E-mail addresses are collected via the wn.com web site. Users have to physically opt-in to receive the wn.com newsletter and a verification e-mail is sent. wn.com is clearly and conspicuously named at the point of
collection.If you no longer wish to receive our newsletter and promotional communications, you may opt-out of receiving them by following the instructions included in each newsletter or communication or by e-mailing us at michaelw(at)wn.com
The security of your personal information is important to us. We follow generally accepted industry standards to protect the personal information submitted to us, both during registration and once we receive it. No method of transmission over the Internet, or method of electronic storage, is 100 percent secure, however. Therefore, though we strive to use commercially acceptable means to protect your personal information, we cannot guarantee its absolute security.

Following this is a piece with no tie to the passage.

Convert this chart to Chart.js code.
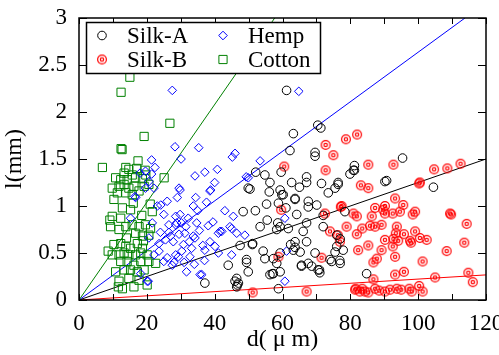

If we decide to change our e-mail practices, we will post those changes to this privacy statement, the homepage, and other places we think appropriate so that you are aware of what information we collect, how we use it, and under what circumstances, if any, we disclose it.
If we make material changes to our e-mail practices, we will notify you here, by e-mail, and by means of a notice on our home page.
The advertising banners and other forms of advertising appearing on this Web site are sometimes delivered to you, on our behalf, by a third party. In the course of serving advertisements to this site, the third party may place or recognize a unique cookie on your browser. For more information on cookies, you can visit www.cookiecentral.com.
As we continue to develop our business, we might sell certain aspects of our entities or assets. In such transactions, user information, including personally identifiable information, generally is one of the transferred business assets, and by submitting your personal information on Wn.com you agree that your data may be transferred to such parties in these circumstances.